LARGO - As expected and predicted in the Clearwater Gazette's reports on the matter, Sheriff Jim Coats of Pinellas County wisely declined to investigate allegations of misconduct and charter violations in Largo.
No criminal elements were involved in the alleged charter violations. The Pinellas County Sheriff's Office has jurisdiction over criminal violations.
Coats wrote in his letter to Mac Craig, acting city manager, that "the allegations concern political questions and job performance issues of elected officials. These matters are appropriately resolved by the city's electorate as they do not call into question any criminal statutes or administrative rules."
It was Commissioner Harriet Crozier who proposed at a commission meeting May 15 that the Sheriff's Office investigate the matter in what was obviously a mindless suggestion showing total ignorance of what the sheriff's role is.
One observer opined that perhaps Crozier made her proposal in full knowledge that it was a dead end and this was a good way to kill off the investigation idea.
At the time, people in the know, who were not part of the decision making, said that if any investigation were to be done it would more appropriately be done by the Attorney General's Office.
Craig had nothing to do with the idea of an investigation. He merely delivered the request to the Sheriff's Office.

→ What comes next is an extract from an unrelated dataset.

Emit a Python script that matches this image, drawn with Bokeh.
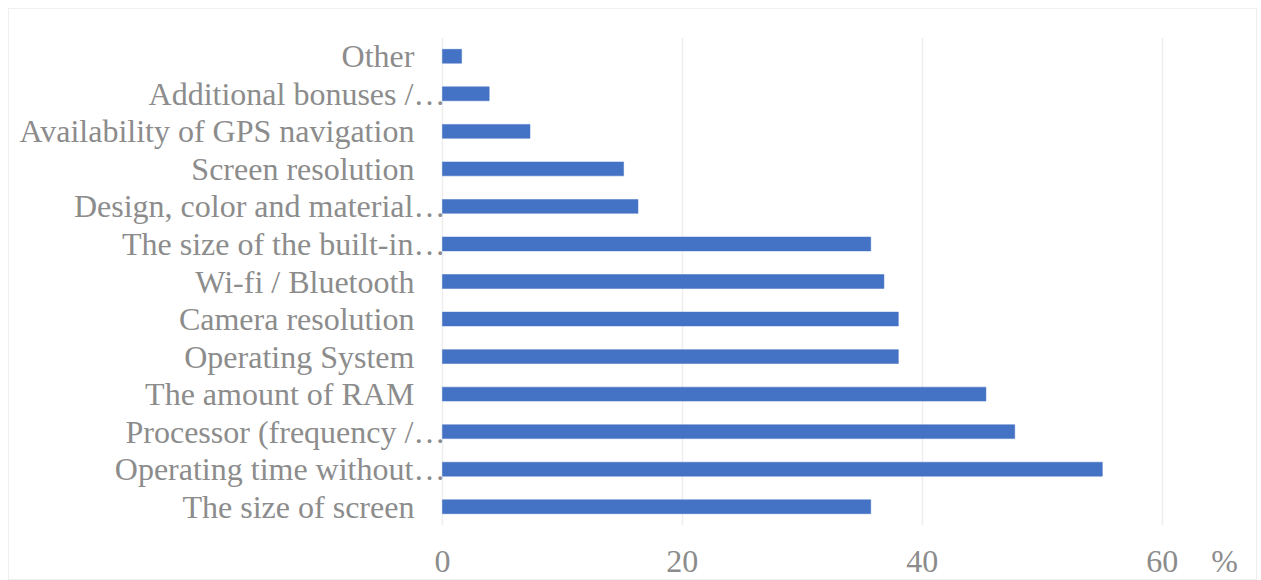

The idea of an investigation stemmed from a May 1 petition by citizens that there be a probe into the eight-page document produced by Steve Stanton, former city manager, in which city officials and employees participated.
There is a provision in the city charter that says that any member of the commission having information vital to city business is obligated to report that information to the commission.
Mayor Pat Gerard, according to published reports and testimony that was never denied, was aware as early as January that Stanton had plans to become transgendered; that is, to become a woman (as preposterous as the notion sounds, that was his intention).
Of course, because of the chromosomatic makeup of a human being, no person can actually change his or her gender and become the other gender.
But Stanton's stated intention was "to become a woman" and Gerard was in on it. Also informed was Commissioner Gay Gentry.
Others in the city - the fire chief, the police chief, the Human Resources Director, the city attorney - were advised of Stanton's plans.
But the charter provision refers only to members of the commission having an obligation to report important information.
Gerard has justified her role mainly through silence and open and blatant support of Stanton who was dismissed by Largo and who failed most recently to get hired in Sarasota where he applied all dolled up in female garb.
Gentry explained that she was at loggerheads on what to do. She did not want to bring it up publicly at a meeting, she said, and could not talk privately to fellow commissioners for fear of violating the Sunshine Law.
Of course, Gentry could have sent an e-mail or letter to her colleagues saying something to the effect that "the city manager has important information he needs to share with us."
Apparently that never occurred to her.
The idea of pursuing this investigation now appears to be dead.